The twentieth century saw an unprecedented, worldwide acceleration of social change. Often, such rapid evolution outpaced time-honored values and practices, eroding their currency, overwhelming cultural self-determination and displacing the local with the foreign. In a time-span as short as a single generation, entire languages, musical traditions, and other expressive cultural systems were abandoned in favor of cultural trappings invented by others. The 43rd annual Smithsonian Folklife Festival in 2009 told another version of this story, inviting visitors to explore the process of cultural evolution from the other side of the equation. Festival audiences were able to experience the creativity, resilience, and fortitude of people, institutions, and cultures that follow their own path amid a torrent of contrarian voices.
Wales Smithsonian Cymru provided a forum for discovering how the Welsh people successfully integrate both the tradition and the change that are part of their cultural heritage.
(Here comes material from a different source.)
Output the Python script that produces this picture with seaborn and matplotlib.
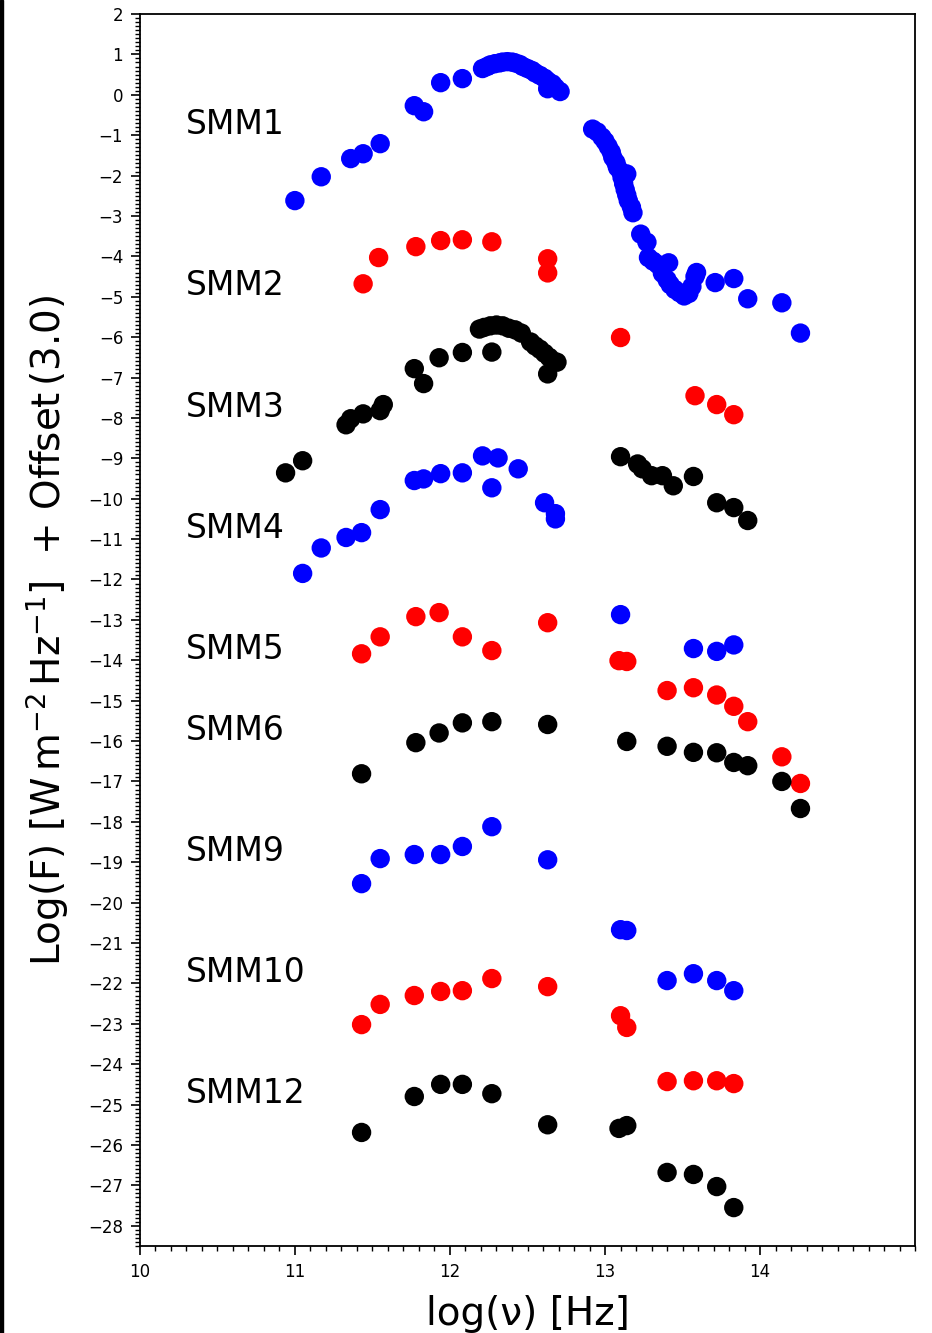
#!/usr/bin/env python3
'''
SED plot of the SMM sources, each shifted by an offset, log(F) vs log(nu).
'''

import matplotlib
matplotlib.use('Agg')
import matplotlib.pyplot as plt
import numpy as np
import pandas as pd
import seaborn as sns
from matplotlib.patches import Rectangle
from matplotlib.ticker import MultipleLocator

# --- data: log(nu) [Hz], log(F) + offset ---
smm1_nu = [11.00, 11.17, 11.36, 11.44, 11.55, 11.77, 11.83, 11.94, 12.08,
           12.21, 12.24, 12.26, 12.29, 12.32, 12.34, 12.37, 12.40, 12.42, 12.45,
           12.47, 12.50, 12.53, 12.55, 12.58, 12.61, 12.63, 12.66, 12.68, 12.71,
           12.63,
           12.92, 12.95, 12.98, 13.00, 13.02, 13.04, 13.05, 13.07, 13.08, 13.10,
           13.14, 13.11, 13.12, 13.13, 13.14, 13.15, 13.17, 13.18, 13.23, 13.27,
           13.28, 13.31, 13.34, 13.41, 13.37, 13.40, 13.42, 13.45, 13.48, 13.51,
           13.54, 13.56, 13.58, 13.59, 13.71, 13.83, 13.92, 14.14, 14.26]
smm1_f = [-2.62, -2.03, -1.58, -1.46, -1.21, -0.27, -0.42, 0.30, 0.40,
          0.65, 0.70, 0.74, 0.77, 0.79, 0.81, 0.82, 0.81, 0.79, 0.75,
          0.70, 0.65, 0.60, 0.54, 0.48, 0.41, 0.34, 0.27, 0.18, 0.08,
          0.15,
          -0.85, -0.92, -1.05, -1.15, -1.28, -1.42, -1.55, -1.68, -1.80, -1.90,
          -1.96, -2.05, -2.20, -2.35, -2.48, -2.62, -2.78, -2.92, -3.45, -3.65,
          -4.03, -4.12, -4.20, -4.16, -4.42, -4.58, -4.70, -4.82, -4.90, -4.98,
          -4.92, -4.75, -4.50, -4.40, -4.65, -4.55, -5.05, -5.15, -5.90]

smm2_nu = [11.44, 11.54, 11.78, 11.94, 12.08, 12.27, 12.63, 12.63, 13.10,
           13.58, 13.72, 13.83]
smm2_f = [-4.68, -4.03, -3.76, -3.61, -3.59, -3.64, -4.06, -4.41, -6.01,
          -7.45, -7.67, -7.92]

smm3_nu = [10.94, 11.05, 11.33, 11.36, 11.44, 11.55, 11.57, 11.77, 11.83, 11.93,
           12.08, 12.27, 12.19, 12.22, 12.26, 12.30, 12.34, 12.38, 12.42, 12.46,
           12.52, 12.55, 12.58, 12.61, 12.64, 12.67, 12.69, 12.63,
           13.10, 13.21, 13.24, 13.30, 13.37, 13.44, 13.57, 13.72, 13.83, 13.92]
smm3_f = [-9.36, -9.06, -8.17, -8.02, -7.90, -7.82, -7.67, -6.78, -7.15, -6.51,
          -6.38, -6.37, -5.80, -5.76, -5.72, -5.70, -5.72, -5.78, -5.82, -5.90,
          -6.12, -6.22, -6.30, -6.40, -6.50, -6.60, -6.62, -6.91,
          -8.96, -9.14, -9.26, -9.43, -9.43, -9.68, -9.45, -10.10, -10.22, -10.54]

smm4_nu = [11.05, 11.17, 11.33, 11.43, 11.55, 11.77, 11.83, 11.94, 12.08, 12.21,
           12.31, 12.27, 12.44, 12.61, 12.68, 12.68, 13.10, 13.57, 13.72, 13.83]
smm4_f = [-11.85, -11.22, -10.96, -10.84, -10.27, -9.55, -9.51, -9.38, -9.36, -8.94,
          -8.99, -9.73, -9.26, -10.10, -10.37, -10.50, -12.87, -13.71, -13.78, -13.62]

smm5_nu = [11.43, 11.55, 11.78, 11.93, 12.08, 12.27, 12.63, 13.09, 13.14,
           13.40, 13.57, 13.72, 13.83, 13.92, 14.14, 14.26]
smm5_f = [-13.84, -13.42, -12.92, -12.82, -13.42, -13.76, -13.07, -14.01, -14.03,
          -14.75, -14.68, -14.86, -15.14, -15.52, -16.39, -17.05]

smm6_nu = [11.43, 11.78, 11.93, 12.08, 12.27, 12.63, 13.14, 13.40, 13.57, 13.72,
           13.83, 13.92, 14.14, 14.26]
smm6_f = [-16.81, -16.04, -15.80, -15.55, -15.52, -15.59, -16.01, -16.13, -16.28, -16.29,
          -16.53, -16.61, -17.00, -17.67]

smm9_nu = [11.43, 11.55, 11.77, 11.94, 12.08, 12.27, 12.63, 13.10, 13.14,
           13.40, 13.57, 13.72, 13.83]
smm9_f = [-19.53, -18.91, -18.81, -18.81, -18.61, -18.12, -18.94, -20.67, -20.69,
          -21.93, -21.76, -21.93, -22.18]

smm10_nu = [11.43, 11.55, 11.77, 11.94, 12.08, 12.27, 12.63, 13.10, 13.14,
            13.40, 13.57, 13.72, 13.83]
smm10_f = [-23.02, -22.52, -22.30, -22.20, -22.18, -21.88, -22.08, -22.80, -23.09,
           -24.43, -24.41, -24.41, -24.48]

smm12_nu = [11.43, 11.77, 11.94, 12.08, 12.27, 12.63, 13.09, 13.14,
            13.40, 13.57, 13.72, 13.83]
smm12_f = [-25.69, -24.80, -24.50, -24.50, -24.73, -25.50, -25.59, -25.52,
           -26.68, -26.73, -27.03, -27.55]

names = ['SMM1', 'SMM2', 'SMM3', 'SMM4', 'SMM5', 'SMM6', 'SMM9', 'SMM10', 'SMM12']
label_y = [-0.73, -4.73, -7.73, -10.73, -13.73, -15.73, -18.73, -21.73, -24.73]
colours = ['blue', 'red', 'black', 'blue', 'red', 'black', 'blue', 'red', 'black']

series = [(smm1_nu, smm1_f), (smm2_nu, smm2_f), (smm3_nu, smm3_f),
          (smm4_nu, smm4_f), (smm5_nu, smm5_f), (smm6_nu, smm6_f),
          (smm9_nu, smm9_f), (smm10_nu, smm10_f), (smm12_nu, smm12_f)]

frames = []
for name, (nu, f) in zip(names, series):
    frames.append(pd.DataFrame({'nu': nu, 'logF': f, 'source': name}))
df = pd.concat(frames, ignore_index=True)

sns.set_style('ticks')
plt.rcParams['font.family'] = ['DejaVu Sans']
plt.rcParams.update({'text.color': 'black', 'axes.labelcolor': 'black',
                     'xtick.color': 'black', 'ytick.color': 'black',
                     'axes.edgecolor': 'black'})

fig = plt.figure(figsize=(9.32, 13.33), dpi=100)
ax = fig.add_axes([0.150, 0.0653, 0.832, 0.9242])

sns.scatterplot(data=df, x='nu', y='logF', hue='source',
                palette=dict(zip(names, colours)), s=195, linewidth=0,
                legend=False, ax=ax)

for name, y in zip(names, label_y):
    ax.text(10.30, y, name, fontsize=23.8, va='center', ha='left', color='black')

ax.set_xlim(10, 15)
ax.set_ylim(-28.5, 2)
ax.xaxis.set_major_locator(MultipleLocator(1))
ax.xaxis.set_minor_locator(MultipleLocator(0.1))
ax.yaxis.set_major_locator(MultipleLocator(1))
ax.yaxis.set_minor_locator(MultipleLocator(0.1))
ax.set_xticks([10, 11, 12, 13, 14])
ax.tick_params(axis='both', which='major', length=6.5, width=1.2, labelsize=12,
               direction='out', pad=5.5)
ax.tick_params(axis='both', which='minor', length=3.5, width=1.0, direction='out')
ax.tick_params(top=False, right=False)
for sp in ax.spines.values():
    sp.set_linewidth(1.3)

ax.set_xlabel('log(ν) [Hz]', fontsize=28, labelpad=10)
ax.set_ylabel(r'Log(F) [W$\,$m$^{-2}\,$Hz$^{-1}$]  + Offset$\,$(3.0)',
              fontsize=28, labelpad=12)

# dark edge on the left of the original screenshot
fig.add_artist(Rectangle((0, 0), 3 / 932, 1, transform=fig.transFigure,
                         color='black', zorder=10))

plt.savefig('out.png', dpi=100)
On the one hand, about onefifth of the country’s three million inhabitants speak Welsh (Cymru is the Welsh word for Wales). And the people of Wales still work to preserve the rustic rural landscapes that have long informed their sense of self. On the other hand, the Welsh can lay claim to the nineteenth-century mantle of being “the first industrialized nation,” and they take pride in their ongoing innovative spirit. How have the Welsh managed to navigate the turbulent waters of continuity and change to shepherd an economically and culturally sustainable society into the future? The Festival offered visitors the chance to find out firsthand from this “living exhibition” of Welsh heritage.
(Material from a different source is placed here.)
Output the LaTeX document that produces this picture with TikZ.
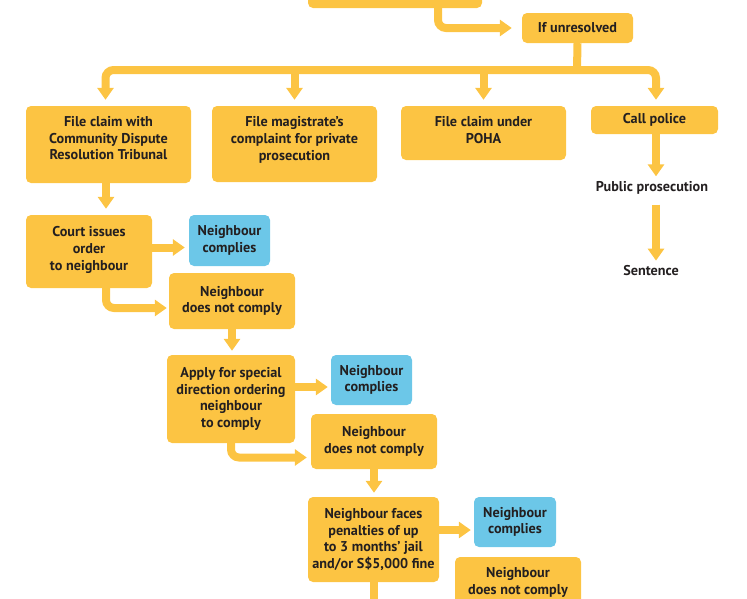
\documentclass[tikz,border=0pt]{standalone}
\usepackage{fontspec}
\setmainfont{PT Sans}
\usetikzlibrary{positioning,arrows.meta}

\definecolor{flowgold}{HTML}{FCC443}
\definecolor{flowblue}{HTML}{6CC7E8}
\definecolor{flowtext}{HTML}{231F20}

\begin{document}
\begin{tikzpicture}[x=1pt, y=-1pt,
        stepbox/.style={rectangle, rounded corners=5pt, fill=flowgold, text=flowtext, align=center, inner sep=0pt, font=\bfseries\fontsize{14.2}{16.7}\selectfont},
        okbox/.style={stepbox, fill=flowblue},
        lift/.style={text depth=#1},
        plaintext/.style={text=flowtext, inner sep=0pt, font=\bfseries\fontsize{14.2}{16.7}\selectfont},
        flow/.style={draw=flowgold, line width=8pt, rounded corners=8pt, -{Triangle[width=16pt,length=12pt]}},
        link/.style={draw=flowgold, line width=8pt, rounded corners=8pt}]
        \useasboundingbox (0,0) rectangle (747,598);
        \clip (0,0) rectangle (747,598);

        % first steps
        \node[stepbox, minimum width=174pt, minimum height=28pt] (top) at (395,-6) {};
        \node[stepbox, minimum width=111pt, minimum height=30pt] (unres) at (577.5,28) {If unresolved};
        \coordinate (split) at (577,70);

        \node[stepbox, lift=13pt, minimum width=165pt, minimum height=77pt] (cdrt) at (108.5,144.5) {File claim with\\Community Dispute\\Resolution Tribunal};
        \node[stepbox, lift=11pt, minimum width=165pt, minimum height=76pt] (magis) at (294.5,144) {File magistrate's\\complaint for private\\prosecution};
        \node[stepbox, lift=6pt, minimum width=165pt, minimum height=54pt] (poha) at (483.5,133) {File claim under\\POHA};
        \node[stepbox, minimum width=127pt, minimum height=28pt] (police) at (654.5,120) {Call police};

        \node[plaintext] (pubpros) at (652,188) {Public prosecution};
        \node[plaintext] (sentence) at (651,271) {Sentence};

        % tribunal branch
        \node[stepbox, lift=6pt, minimum width=126pt, minimum height=73pt] (court) at (89,251.5) {Court issues\\order\\to neighbour};
        \node[okbox, minimum width=81pt, minimum height=51pt] (ok1) at (229.5,240.5) {Neighbour\\complies};
        \node[stepbox, minimum width=126pt, minimum height=56pt] (no1) at (232,301) {Neighbour\\does not comply};

        \node[stepbox, minimum width=128pt, minimum height=88pt] (apply) at (231,399) {Apply for special\\direction ordering\\neighbour\\to comply};
        \node[okbox, minimum width=81pt, minimum height=50pt] (ok2) at (371.5,380) {Neighbour\\complies};
        \node[stepbox, minimum width=126pt, minimum height=55pt] (no2) at (374,441.5) {Neighbour\\does not comply};

        \node[stepbox, minimum width=131pt, minimum height=85pt] (faces) at (373.5,539.5) {Neighbour faces\\penalties of up\\to 3 months' jail\\and/or S\$5,000 fine};
        \node[okbox, minimum width=82pt, minimum height=50pt] (ok3) at (515,522) {Neighbour\\complies};
        \node[stepbox, lift=7pt, minimum width=126pt, minimum height=55pt] (no3) at (518,584.5) {Neighbour\\does not comply};
        \coordinate (cont) at (374,615);

        % connectors
        \draw[flow, shorten >=10pt] ([xshift=43pt]top.south) |- (unres.west);
        \draw[link] (unres.south) -- (split);
        \draw[flow, shorten >=6pt] (split) -| ([xshift=-3pt]cdrt.north);
        \draw[flow, shorten >=6pt] (split) -| ([xshift=1.5pt]police.north);
        \draw[flow, shorten >=6pt] (magis.north |- split) -- (magis.north);
        \draw[flow, shorten >=6pt] (poha.north |- split) -- (poha.north);

        \draw[flow, shorten >=5pt] ([xshift=1.5pt]police.south) -- ([xshift=4pt]pubpros.north);
        \draw[flow, shorten <=10pt, shorten >=5pt] ([xshift=4pt]pubpros.south) -- ([xshift=5pt]sentence.north);

        \draw[flow, shorten >=6pt] ([xshift=-2.5pt]cdrt.south) -- ([xshift=-2.5pt]cdrt.south |- court.north);
        \draw[flow, shorten >=4pt] ([yshift=4pt]court.east) -- ([yshift=4pt]court.east -| ok1.west);
        \draw[flow, shorten >=2pt] ([xshift=17pt]court.south) |- ([yshift=-7pt]no1.west);

        \draw[flow, shorten >=4pt] (no1.south) -- (no1.south |- apply.north);
        \draw[flow, shorten >=3pt] ([yshift=12pt]apply.east) -- ([yshift=12pt]apply.east -| ok2.west);
        \draw[flow, shorten >=4pt] (apply.south) |- ([yshift=-16pt]no2.west);

        \draw[flow, shorten >=4pt] (no2.south) -- (no2.south |- faces.north);
        \draw[flow, shorten >=3pt] ([yshift=9.5pt]faces.east) -- ([yshift=9.5pt]faces.east -| ok3.west);
        \draw[link] (faces.south) -- (faces.south |- cont);
\end{tikzpicture}
\end{document}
Giving Voice: The Power of Words in African American Culture presented living testimony to the resilience and imagination of a people. Out of three centuries of subjugation came a distinctive and separate Black world, a source of refuge and endurance in the face of cruel and wrenching societal decimation. Tapping the power and the play of African American oral traditions and verbal arts, the program “gave voice” to this poignant, powerful, and quintessentially American story of cultural transcendence. Organized in partnership with the National Museum of African American History and Culture, Giving Voice explored the realm of African American cultural creation via verbal expression, considering it as both a means of social resistance and a major contributor to contemporary American life. Festival visitors could listen and be moved by compelling stories about the history, struggles, and creativity of African Americans, told through six tracks of programming: storytelling, oral poetry, interpretive drama, children’s and youth culture, humor, and radio.
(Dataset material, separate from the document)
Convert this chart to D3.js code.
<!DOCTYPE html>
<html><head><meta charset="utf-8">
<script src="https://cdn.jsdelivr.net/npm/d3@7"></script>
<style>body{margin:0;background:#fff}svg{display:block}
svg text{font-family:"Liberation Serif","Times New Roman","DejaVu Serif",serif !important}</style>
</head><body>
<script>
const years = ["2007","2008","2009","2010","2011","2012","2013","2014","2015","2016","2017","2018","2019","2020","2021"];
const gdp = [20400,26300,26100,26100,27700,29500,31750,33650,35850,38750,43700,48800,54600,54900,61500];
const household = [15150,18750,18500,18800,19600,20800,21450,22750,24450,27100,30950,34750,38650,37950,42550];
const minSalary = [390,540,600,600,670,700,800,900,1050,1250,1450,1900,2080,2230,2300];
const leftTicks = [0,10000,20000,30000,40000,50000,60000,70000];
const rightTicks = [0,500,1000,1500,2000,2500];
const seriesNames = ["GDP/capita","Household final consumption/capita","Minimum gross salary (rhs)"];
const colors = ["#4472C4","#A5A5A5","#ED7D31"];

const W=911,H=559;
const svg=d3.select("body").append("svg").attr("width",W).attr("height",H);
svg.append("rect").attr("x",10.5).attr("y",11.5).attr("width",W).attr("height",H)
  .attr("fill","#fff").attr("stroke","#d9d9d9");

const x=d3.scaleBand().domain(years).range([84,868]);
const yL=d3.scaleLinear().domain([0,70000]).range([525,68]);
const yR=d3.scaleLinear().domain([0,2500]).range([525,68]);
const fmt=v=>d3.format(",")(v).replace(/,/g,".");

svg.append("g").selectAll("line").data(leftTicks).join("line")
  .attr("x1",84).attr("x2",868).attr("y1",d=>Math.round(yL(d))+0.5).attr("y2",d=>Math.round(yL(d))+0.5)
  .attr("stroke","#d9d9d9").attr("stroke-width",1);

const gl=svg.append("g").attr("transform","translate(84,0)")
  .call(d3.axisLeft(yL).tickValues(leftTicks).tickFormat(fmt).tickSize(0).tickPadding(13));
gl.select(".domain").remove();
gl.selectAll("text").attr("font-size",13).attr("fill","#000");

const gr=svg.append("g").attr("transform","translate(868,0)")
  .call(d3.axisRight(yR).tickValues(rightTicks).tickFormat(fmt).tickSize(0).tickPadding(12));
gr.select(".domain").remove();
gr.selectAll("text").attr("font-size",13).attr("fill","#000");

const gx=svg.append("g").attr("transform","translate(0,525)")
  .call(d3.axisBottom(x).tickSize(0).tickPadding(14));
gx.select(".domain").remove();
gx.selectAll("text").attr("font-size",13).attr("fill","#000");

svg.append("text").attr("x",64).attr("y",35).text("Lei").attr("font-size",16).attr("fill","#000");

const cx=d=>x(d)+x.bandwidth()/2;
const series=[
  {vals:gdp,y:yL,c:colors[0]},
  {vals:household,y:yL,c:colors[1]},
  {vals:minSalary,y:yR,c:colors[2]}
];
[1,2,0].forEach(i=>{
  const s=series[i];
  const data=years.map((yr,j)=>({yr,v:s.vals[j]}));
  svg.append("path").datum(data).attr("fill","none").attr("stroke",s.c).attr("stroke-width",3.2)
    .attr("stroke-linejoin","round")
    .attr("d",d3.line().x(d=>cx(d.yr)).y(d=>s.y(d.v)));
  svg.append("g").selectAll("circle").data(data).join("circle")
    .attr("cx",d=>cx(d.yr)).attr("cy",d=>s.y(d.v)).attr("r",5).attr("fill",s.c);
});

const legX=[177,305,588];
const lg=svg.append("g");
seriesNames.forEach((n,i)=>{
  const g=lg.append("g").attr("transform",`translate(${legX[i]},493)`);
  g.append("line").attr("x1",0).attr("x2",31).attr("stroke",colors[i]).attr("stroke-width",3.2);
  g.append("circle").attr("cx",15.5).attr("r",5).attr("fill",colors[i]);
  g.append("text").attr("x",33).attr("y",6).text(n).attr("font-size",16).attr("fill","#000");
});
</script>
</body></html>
Las Américas: Un mundo musical /The Americas: A Musical World showed how the seemingly monolithic term música latina refers in reality to an inviting rainbow of musical sounds, styles, and traditions. The program also supplied vivid proof that music can amount to much more than just music. Each tradition represented in Las Américas is a musical flag of identity, a beacon that unites cultural communities, and a means of cultural self-actualization. This Festival program, the result of eight years of research and documentation, was the fourth and final in a series dedicated to exploring Latino music as a window into the cultures that give it meaning. The overarching project, entitled Nuestra Música: Music in Latino Culture, began with the Smithsonian Folkways Recordings series Tradiciones/Traditions. The series produced thirty recordings that had, as of the 2009 Festival, earned eight GRAMMY nominations, one GRAMMY, and one Latin GRAMMY. Additionally, the project included Música del Pueblo: A Smithsonian Virtual Exhibition ( musicadelpueblo.org), that featured dozens of video mini-documentaries of grassroots Latino musicians from the United States, Puerto Rico, and several Latin American countries.
The 2009 Festival took place for two five-day weeks (June 24-28 and July 1-5) between Madison Drive and Jefferson Drive and between 9th Street and 14th Street, south of the National Museum of American History and the National Museum of Natural History. It featured three programs and the Rinzler Concert.